Aux élections générales de 1863, il crut pouvoir se présenter, le moment n'était pas propice, ses démarches furent vaines; huit ans plus tard on lui demandait de se laisser porter.« En 1871, après la guerre, écrit-il à ce propos, quand j'ai été élu député de la Creuse, j'étais dans mon lit avec la goutte. Je n'ai fait aucune démarche, je n'ai écrit aucune profession de foi, je sortais à peine d'une crise nerveuse qui avait duré six mois, et la guérison était loin d'être complète. Je considérai cependant comme un devoir d'accepter à cause des circonstances. A l'Assemblée toutes mes préférences ont été pour la monarchie constitutionnelle; mais quand il m'a été démontré que cette monarchie était impossible, je me suis rallié à la république libérale et conservatrice. »>

Il s'était formé un groupe parlementaire acceptant su

nom pour seule dénomination, et ce groupe jouissait d'une influence incontestable, l'élection des sénateurs inamovibles en causa la dissolution. M. de Lavergne et M. Luro restèrent seuls unis, seuls ils passèrent lors de ces scrutins si laborieux qui marquèrent les 10, 11, 13, 14 et 15 décembre de l'année 1875.

Revenu avec l'Assemblée à Versailles, il y passa ses dernières années, les plus tristes de sa vie. Les douleurs allaient en augmentant, le dévouement de madame de Lavergne croissait dans les mêmes proportions:

« Aussi courageuse que dévouée, ma femme a partagé toutes mes vicissitudes et m'a admirablement soigné dans mes souffrances. J'ai eu la douleur de la perdre au mois de février 1876. Elle est morte à Alger où j'ai eu la triste consolation d'assister à ses derniers moments. Depuis cette perte irréparable, je n'ai plus rien fait. Je puis dire que je n'ai plus vécu. » En effet, il n'a plus vécu que pour endurer des tourments incroyables, pour se voir tomber pas à pas dans l'impuissance et l'isolement. Lorsqu'il pouvait encore se rendre aux séances, l'animation qui l'entourait le ranimait un peu, mais un moment vint où même ces heures d'oubli lui furent enlevées; il lui restait au moins les visites et les conversations de ses collègues, le retour du Parlement à Paris l'en priva. Conçoit-on ce qu'il dut souffrir quand les conseillers que M. le maréchal de Mac-Mahon appela à remplacer le cabinet du 16 mai tinrent à honneur de lui voir prendre place parmi eux, en le chargeant du portefeuille de l'agriculture et du commerce et qu'il lui fallut refuser?

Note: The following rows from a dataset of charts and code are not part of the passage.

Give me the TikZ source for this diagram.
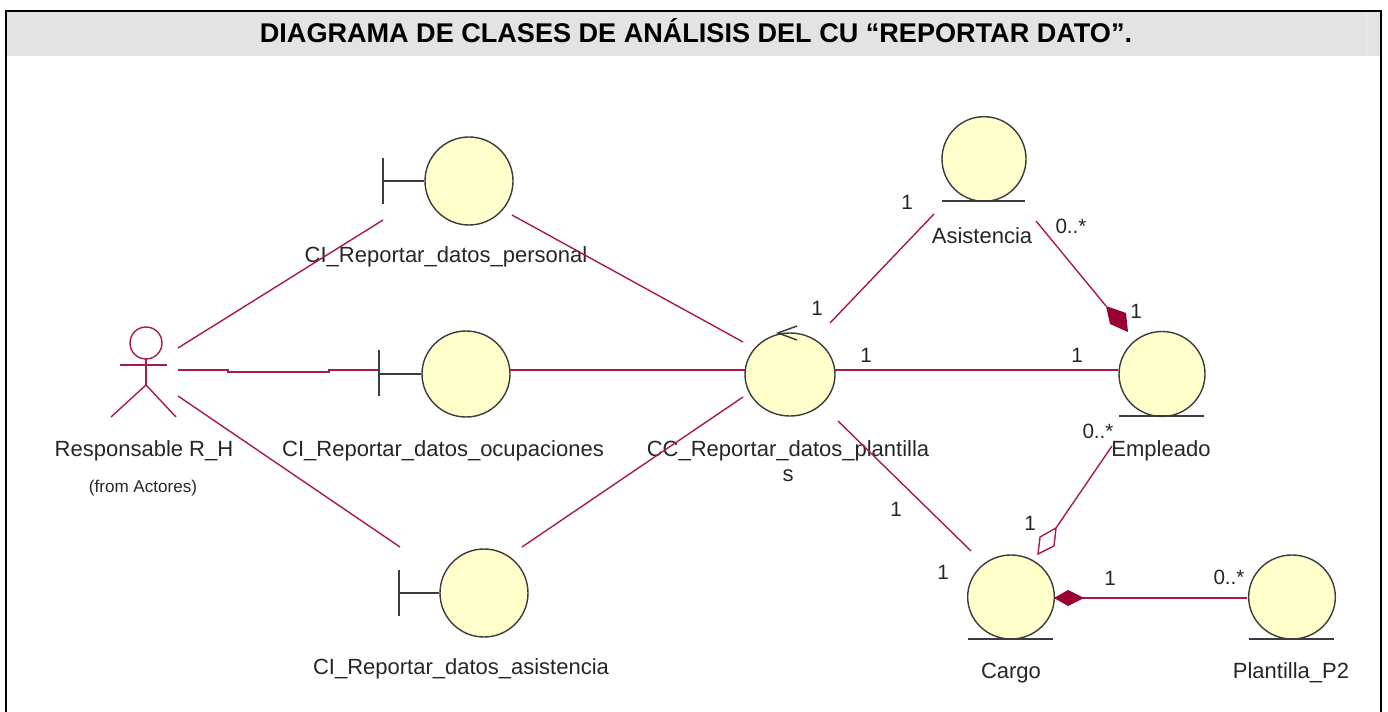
\documentclass[tikz,border=0pt]{standalone}
\usepackage{fontspec}
\setmainfont{Liberation Sans}
\usetikzlibrary{positioning,shapes.geometric}
\definecolor{asoc}{HTML}{A81A4A}
\definecolor{rombo}{HTML}{990033}
\definecolor{crema}{HTML}{FFFFCC}
\definecolor{trazo}{HTML}{3C3C3C}
\definecolor{franja}{HTML}{E3E3E3}
\tikzset{
  clase/.style={ellipse,draw=trazo,fill=crema,line width=1.05pt,inner sep=0pt,minimum width=66pt,minimum height=66pt},
  nombre/.style={font=\fontsize{16.5}{18}\selectfont,text=black!85,inner sep=0pt},
  mult/.style={font=\fontsize{15.5}{18}\selectfont,text=black!85,inner sep=0pt},
  linea/.style={asoc,line width=1.05pt},
  gruesa/.style={asoc,line width=1.5pt},
  icono/.style={trazo,line width=1.1pt}
}
\begin{document}
\begin{tikzpicture}[x=.75pt,y=-.75pt]
    \useasboundingbox (0,0) rectangle (1388,712);
    \fill[franja] (7,12) rectangle (1380,56);
    \draw[franja!60!white,line width=.6pt] (1366,12) -- (1366,56);
    \draw[black,line width=1.6pt] (6,712) -- (6,11) -- (1381,11) -- (1381,712);
    \node[font=\bfseries\fontsize{20.3}{24}\selectfont,inner sep=0pt] (titulo) at (696,31) {DIAGRAMA DE CLASES DE ANÁLISIS DEL CU “REPORTAR DATO”.};

    \node[clase] (personal) at (469,181) {};
    \node[clase,minimum height=64.5pt] (ocupaciones) at (466,374) {};
    \node[clase] (asistencia) at (484,593) {};
    \node[clase,minimum width=67.5pt,minimum height=62.25pt] (control) at (790,374.5) {};
    \node[clase,minimum width=63pt,minimum height=63.5pt] (asist) at (984,159) {};
    \node[clase,minimum width=64.5pt,minimum height=63.75pt] (empleado) at (1162,374) {};
    \node[clase,minimum width=65pt,minimum height=63pt] (cargo) at (1011,597) {};
    \node[clase,minimum width=65pt,minimum height=63pt] (plantilla) at (1292,597) {};

    \node[nombre] (lpersonal) at (446,257) {CI\_Reportar\_datos\_personal};
    \node[nombre] (locupaciones) at (443,451) {CI\_Reportar\_datos\_ocupaciones};
    \node[nombre] (lasistencia) at (461,669) {CI\_Reportar\_datos\_asistencia};
    \node[nombre] (lcontrol) at (788,451) {CC\_Reportar\_datos\_plantilla};
    \node[nombre] (lcontrols) at (788,476) {s};
    \node[nombre] (lasist) at (982,236) {Asistencia};
    \node[nombre] (lempleado) at (1161,451) {Empleado};
    \node[nombre] (lcargo) at (1011,673) {Cargo};
    \node[nombre] (lplantilla) at (1291,673) {Plantilla\_P2};
    \node[nombre] (lactor) at (144,451) {Responsable R\_H};
    \node[nombre,font=\fontsize{12.8}{14}\selectfont] (lactores) at (143,488) {(from Actores)};

    \foreach \px/\py [count=\i] in {907/202,817/308,866/355,1077/355,1136/311,896/509,943/572,1030/523,1110/578}
        \node[mult] (uno\i) at (\px,\py) {1};
    \foreach \px/\py [count=\i] in {1071/226,1098/431,1229/577}
        \node[mult] (muchos\i) at (\px,\py) {0..*};

    \coordinate (actorA) at (178,348);
    \coordinate (actorB) at (178,370);
    \coordinate (actorC) at (178,396);
    \coordinate (personalI) at (383,220);
    \coordinate (ocupI) at (379,370);
    \coordinate (asisI) at (400,547);
    \coordinate (personalD) at (512,215);
    \coordinate (ocupD) at (510,370);
    \coordinate (asisD) at (522,547);
    \coordinate (controlA) at (743,342);
    \coordinate (controlB) at (745,370);
    \coordinate (controlC) at (743,397);
    \coordinate (controlD) at (830,323);
    \coordinate (controlE) at (835,370);
    \coordinate (controlF) at (838,421);
    \coordinate (asistI) at (934,214);
    \coordinate (asistD) at (1036,221);
    \coordinate (empleadoI) at (1118,370);
    \coordinate (empleadoA) at (1106,306);
    \coordinate (empleadoB) at (1112,446);
    \coordinate (cargoA) at (971,551);
    \coordinate (cargoB) at (1056,528);
    \coordinate (cargoC) at (1054,598);
    \coordinate (plantillaI) at (1247,598);

    \draw[linea] (actorA) -- (personalI);
    \draw[gruesa] (actorB) -- ++(50,0) -- ++(0,2) -- ++(101,0) -- ++(0,-2) -- (ocupI);
    \draw[linea] (actorC) -- (asisI);
    \draw[linea] (personalD) -- (controlA);
    \draw[gruesa] (ocupD) -- (controlB);
    \draw[linea] (asisD) -- (controlC);
    \draw[linea] (controlD) -- (asistI);
    \draw[gruesa] (controlE) -- (empleadoI);
    \draw[linea] (controlF) -- (cargoA);
    \draw[linea] (asistD) -- (empleadoA);
    \draw[linea] (empleadoB) -- (cargoB);
    \draw[gruesa] (cargoC) -- (plantillaI);

    \fill[rombo] (empleadoA) -- (1126,313) -- (1128,332) -- (1110,324) -- cycle;
    \draw[linea,fill=white] (cargoB) -- (1040,537) -- (1038,554) -- (1054,546) -- cycle;
    \fill[rombo] (cargoC) -- (1068,590) -- (1084,598) -- (1068,606) -- cycle;

    \draw[icono] (383,158) -- (383,204);
    \draw[icono] (383,181) -- (personal.west);
    \draw[icono] (379,350) -- (379,396);
    \draw[icono] (379,374) -- (ocupaciones.west);
    \draw[icono] (399,570) -- (399,616);
    \draw[icono] (399,593) -- (asistencia.west);
    \draw[icono] (942,201) -- (1025,201);
    \draw[icono] (1119,416) -- (1204,416);
    \draw[icono] (968,639) -- (1053,639);
    \draw[icono] (1249,639) -- (1334,639);
    \draw[icono] (797,326) -- (778,333) -- (797,340);

    \draw[linea] (146,343) circle (16);
    \draw[linea] (146,359) -- (146,385);
    \draw[linea] (120,365) -- (167,365);
    \draw[linea] (111,417) -- (146,385) -- (176,417);
\end{tikzpicture}
\end{document}
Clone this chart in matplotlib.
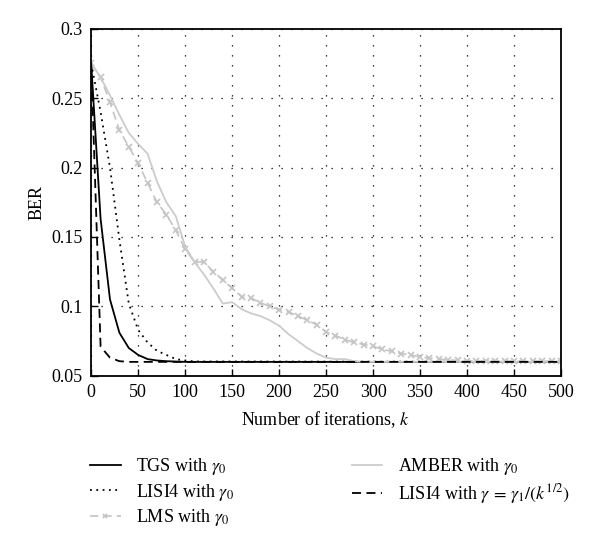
import numpy as np
import matplotlib
matplotlib.use("Agg")
import matplotlib.pyplot as plt

plt.rcParams['font.family'] = ['Liberation Serif', 'DejaVu Serif']
plt.rcParams['mathtext.fontset'] = 'stix'

# iterations for each series
k_tgs = [0, 10, 20, 30, 40, 50, 60, 70, 80, 100, 500]
ber_tgs = [0.275, 0.163, 0.105, 0.081, 0.070, 0.065, 0.062, 0.061, 0.0605, 0.060, 0.060]

k_lisi = [0, 10, 20, 30, 40, 50, 60, 70, 80, 90, 100, 110, 500]
ber_lisi = [0.275, 0.240, 0.200, 0.148, 0.102, 0.083, 0.074, 0.068, 0.065, 0.062, 0.061, 0.0603, 0.060]

k_lisi_g = [0, 10, 20, 30, 40, 500]
ber_lisi_g = [0.275, 0.071, 0.063, 0.0605, 0.060, 0.060]

k_amber = [0, 10, 20, 30, 40, 50, 60, 70, 80, 90, 100, 110, 120, 130, 140, 150,
           160, 170, 180, 190, 200, 210, 220, 230, 240, 250, 260, 270, 280, 290, 500]
ber_amber = [0.275, 0.265, 0.252, 0.238, 0.225, 0.217, 0.210, 0.190, 0.175, 0.165,
             0.143, 0.132, 0.123, 0.113, 0.102, 0.103, 0.098, 0.095, 0.093, 0.090,
             0.086, 0.080, 0.075, 0.070, 0.066, 0.063, 0.062, 0.062, 0.0605, 0.060, 0.060]

k_lms = list(range(0, 501, 10))
ber_lms = [0.275, 0.265, 0.247, 0.227, 0.215, 0.203, 0.189, 0.175, 0.166, 0.155,
           0.141, 0.132, 0.132, 0.125, 0.119, 0.113, 0.107, 0.106, 0.1026, 0.100,
           0.0976, 0.096, 0.093, 0.090, 0.0867, 0.0815, 0.079, 0.076, 0.074, 0.0725,
           0.0712, 0.069, 0.0676, 0.066, 0.065, 0.0635, 0.0627, 0.062, 0.0615, 0.061,
           0.0608, 0.0606, 0.0605, 0.0605, 0.0605, 0.0605, 0.0605, 0.0605, 0.0605, 0.0605, 0.0605]

fig = plt.figure(figsize=(6, 5.43), dpi=100)
ax = fig.add_axes([0.152, 0.308, 0.783, 0.639])

l_tgs, = ax.plot(k_tgs, ber_tgs, color='black', lw=1.3, label=r'TGS with $\gamma_0$')
l_lisi, = ax.plot(k_lisi, ber_lisi, color='black', lw=1.3, linestyle=(0, (1, 2.5)),
                  label=r'LISI4 with $\gamma_0$')
l_lms, = ax.plot(k_lms, ber_lms, color='#c4c4c4', lw=1.2, linestyle=(0, (5, 3)),
                 marker='x', markersize=5, markeredgewidth=1.2, label=r'LMS with $\gamma_0$')
l_amber, = ax.plot(k_amber, ber_amber, color='#cccccc', lw=1.3, label=r'AMBER with $\gamma_0$')
l_lg, = ax.plot(k_lisi_g, ber_lisi_g, color='black', lw=1.3, linestyle=(0, (5, 3)),
                label=r'LISI4 with $\gamma\,=\,\gamma_1/(k^{1/2})$')

ax.set_xlim(0, 500)
ax.set_ylim(0.05, 0.3)
ax.set_xticks(np.arange(0, 501, 50))
ax.set_yticks([0.05, 0.1, 0.15, 0.2, 0.25, 0.3])
ax.set_yticklabels(['0.05', '0.1', '0.15', '0.2', '0.25', '0.3'])
ax.tick_params(direction='in', labelsize=13, length=5, width=1, pad=6)
ax.grid(True, color='black', linestyle=(0, (1, 7)), linewidth=0.9)
for s in ax.spines.values():
    s.set_linewidth(1.3)
    s.set_zorder(5)

ax.set_xlabel('Number of iterations, $k$', fontsize=13, labelpad=6)
ax.set_ylabel('BER', fontsize=13, labelpad=4)

leg = fig.legend(handles=[l_tgs, l_lisi, l_lms, l_amber, l_lg], ncol=2, frameon=False,
                 loc='upper left', bbox_to_anchor=(0.123, 0.19), fontsize=13,
                 handlelength=1.7, handletextpad=0.85, columnspacing=6.5, labelspacing=0.25,
                 markerscale=0.7)

fig.savefig('out.png', dpi=100)
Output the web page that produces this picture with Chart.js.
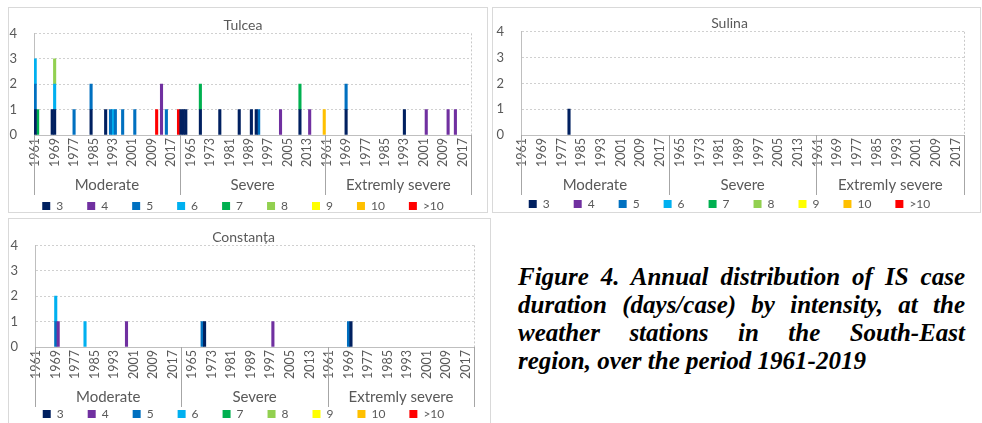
<!DOCTYPE html>
<html>
<head>
<meta charset="utf-8">
<script src="https://cdn.jsdelivr.net/npm/chart.js@4"></script>
<style>
  body { margin: 0; background: #fff; width: 982px; height: 423px; position: relative; overflow: hidden; }
  .panel { position: absolute; box-sizing: border-box; border: 1px solid #d9d9d9; }
  canvas { position: absolute; }
  #caption {
    position: absolute; left: 518px; top: 263px; width: 447px;
    font-family: 'Liberation Serif', serif; font-weight: bold; font-style: italic;
    font-size: 25px; line-height: 28px; color: #000;
  }
  #caption .j { text-align: justify; text-align-last: justify; white-space: nowrap; }
</style>
</head>
<body>
<div class="panel" style="left:8px;top:7px;width:480px;height:206px"></div>
<div class="panel" style="left:492px;top:7px;width:489px;height:206px"></div>
<div class="panel" style="left:8px;top:218px;width:483px;height:210px"></div>
<canvas id="tulcea" width="480" height="206" style="left:8px;top:7px"></canvas>
<canvas id="sulina" width="489" height="206" style="left:492px;top:7px"></canvas>
<canvas id="constanta" width="483" height="205" style="left:8px;top:218px"></canvas>
<div id="caption">
  <div class="j">Figure 4. Annual distribution of IS case</div>
  <div class="j">duration (days/case) by intensity, at the</div>
  <div class="j">weather stations in the South-East</div>
  <div>region, over the period 1961-2019</div>
</div>
<script>
// intensity groups on the outer axis level, years on the inner level
const groups = ['Moderate', 'Severe', 'Extremly severe'];
const firstYear = 1961, lastYear = 2020;
const durations = ['3', '4', '5', '6', '7', '8', '9', '10', '>10'];
const colors = ['#002060', '#7030A0', '#0070C0', '#00B0F0', '#00B050', '#92D050', '#FFFF00', '#FFC000', '#FF0000'];

// cases per duration class: [group index, year, number of cases]
const tulcea3 = [[0,1961,1],[0,1968,1],[0,1969,1],[0,1984,1],[0,1990,1],
  [1,1961,1],[1,1962,1],[1,1963,1],[1,1969,1],[1,1977,1],[1,1985,1],[1,1990,1],[1,1992,1],[1,2010,1],
  [2,1969,1],[2,1993,1]];
const tulcea4 = [[0,2013,2],[1,2002,1],[1,2014,1],[2,2002,1],[2,2011,1],[2,2014,1]];
const tulcea5 = [[0,1961,1],[0,1977,1],[0,1984,1],[0,1992,1],[0,1994,1],[0,1997,1],[0,2002,1],[0,2015,1],
  [1,1993,1],[2,1969,1]];
const tulcea6 = [[0,1961,1],[0,1969,1],[0,1993,1]];
const tulcea7 = [[0,1962,1],[1,1969,1],[1,2010,1]];
const tulcea8 = [[0,1969,1]];
const tulcea9 = [];
const tulcea10 = [[1,2020,1]];
const tulceaOver10 = [[0,2011,1],[0,2020,1]];

const sulina3 = [[0,1980,1]];
const sulina4 = [], sulina5 = [], sulina6 = [], sulina7 = [], sulina8 = [], sulina9 = [], sulina10 = [], sulinaOver10 = [];

const constanta3 = [[1,1970,1],[2,1970,1]];
const constanta4 = [[0,1970,1],[0,1998,1],[1,1998,1]];
const constanta5 = [[0,1969,1],[1,1969,1],[2,1969,1]];
const constanta6 = [[0,1969,1],[0,1981,1]];
const constanta7 = [], constanta8 = [], constanta9 = [], constanta10 = [], constantaOver10 = [];

const years = [];
for (let y = firstYear; y <= lastYear; y++) years.push(String(y));
const labels = [];
groups.forEach(() => years.forEach(y => labels.push(y)));

function toSeries(cases) {
  const out = labels.map(() => null);
  cases.forEach(([g, year, n]) => { out[g * years.length + (year - firstYear)] = n; });
  return out;
}

const grey = '#595959';
const font = (size) => ({ family: 'Lato', size: size });

const groupAxis = {
  id: 'groupAxis',
  afterDraw(chart) {
    const { ctx, chartArea, scales: { x } } = chart;
    const n = years.length;
    ctx.save();
    ctx.strokeStyle = '#c8c8c8';
    ctx.setLineDash([2, 2]);
    ctx.beginPath();
    ctx.moveTo(Math.round(chartArea.right) + 0.5, chartArea.top);
    ctx.lineTo(Math.round(chartArea.right) + 0.5, chartArea.bottom);
    ctx.stroke();
    ctx.setLineDash([]);
    ctx.strokeStyle = '#a6a6a6';
    for (let g = 0; g <= groups.length; g++) {
      let px;
      if (g === 0) px = chartArea.left;
      else if (g === groups.length) px = chartArea.right;
      else px = (x.getPixelForValue(g * n - 1) + x.getPixelForValue(g * n)) / 2;
      px = Math.round(px) + 0.5;
      ctx.beginPath();
      ctx.moveTo(px, chartArea.bottom);
      ctx.lineTo(px, chartArea.bottom + 60);
      ctx.stroke();
    }
    ctx.fillStyle = grey;
    ctx.font = '15px Lato';
    ctx.textAlign = 'center';
    ctx.textBaseline = 'middle';
    groups.forEach((name, g) => {
      const cx = (x.getPixelForValue(g * n) + x.getPixelForValue(g * n + n - 1)) / 2;
      ctx.fillText(name, cx, chartArea.bottom + 50);
    });
    ctx.restore();
  }
};

function makeChart(id, title, series, geo) {
  new Chart(document.getElementById(id), {
    type: 'bar',
    data: {
      labels: labels,
      datasets: series.map((s, k) => ({
        label: durations[k],
        data: toSeries(s),
        backgroundColor: colors[k],
        borderWidth: 0,
        categoryPercentage: 1,
        barPercentage: 1
      }))
    },
    options: {
      responsive: false,
      animation: false,
      layout: { padding: { left: 0, right: geo.right, top: 0, bottom: 0 } },
      plugins: {
        title: {
          display: true, text: title, color: grey,
          font: { family: 'Lato', size: 14, weight: 'normal' },
          padding: { top: geo.titleTop, bottom: 0 }
        },
        legend: {
          position: 'bottom',
          maxHeight: geo.legend,
          labels: { boxWidth: 8, boxHeight: 8, padding: 24, color: grey, font: font(12) }
        },
        tooltip: { enabled: false }
      },
      scales: {
        x: {
          stacked: true,
          grid: { display: false, drawTicks: false },
          border: { color: '#bfbfbf' },
          ticks: {
            autoSkip: false, minRotation: 90, maxRotation: 90, padding: 3,
            color: grey, font: font(12.5),
            callback: (v, i) => (i % 8 === 0 ? labels[i] : '')
          },
          afterFit: s => { s.height = geo.xHeight; }
        },
        y: {
          stacked: true, min: 0, max: 4,
          ticks: { stepSize: 1, padding: 17, color: grey, font: font(13) },
          grid: { color: '#d0d0d0', drawTicks: false },
          border: { color: '#bfbfbf', dash: [2, 2] },
          afterFit: s => { s.width = geo.yWidth; }
        }
      }
    },
    plugins: [groupAxis]
  });
}

makeChart('tulcea', 'Tulcea',
  [tulcea3, tulcea4, tulcea5, tulcea6, tulcea7, tulcea8, tulcea9, tulcea10, tulceaOver10],
  { right: 10, titleTop: 9.6, legend: 37, xHeight: 41, yWidth: 26 });
makeChart('sulina', 'Sulina',
  [sulina3, sulina4, sulina5, sulina6, sulina7, sulina8, sulina9, sulina10, sulinaOver10],
  { right: 14, titleTop: 7.6, legend: 39, xHeight: 39, yWidth: 29 });
makeChart('constanta', 'Constanța',
  [constanta3, constanta4, constanta5, constanta6, constanta7, constanta8, constanta9, constanta10, constantaOver10],
  { right: 12, titleTop: 10.6, legend: 39, xHeight: 37, yWidth: 27 });
</script>
</body>
</html>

Le 18 janvier 1880 fut pour lui le jour de la délivrance, et il le regarda comme tel, car jusqu'au bout il conserva sa connaissance. Lui-même dicta les dispositions qu'il voulait qui fussent prises et remercia tous ceux qui l'aidèrent dans le suprême passage. Ce n'était pas seulement la fin de ses maux qui lui rendait la sérénité, mais une confiance absolue, un espoir inébranlable.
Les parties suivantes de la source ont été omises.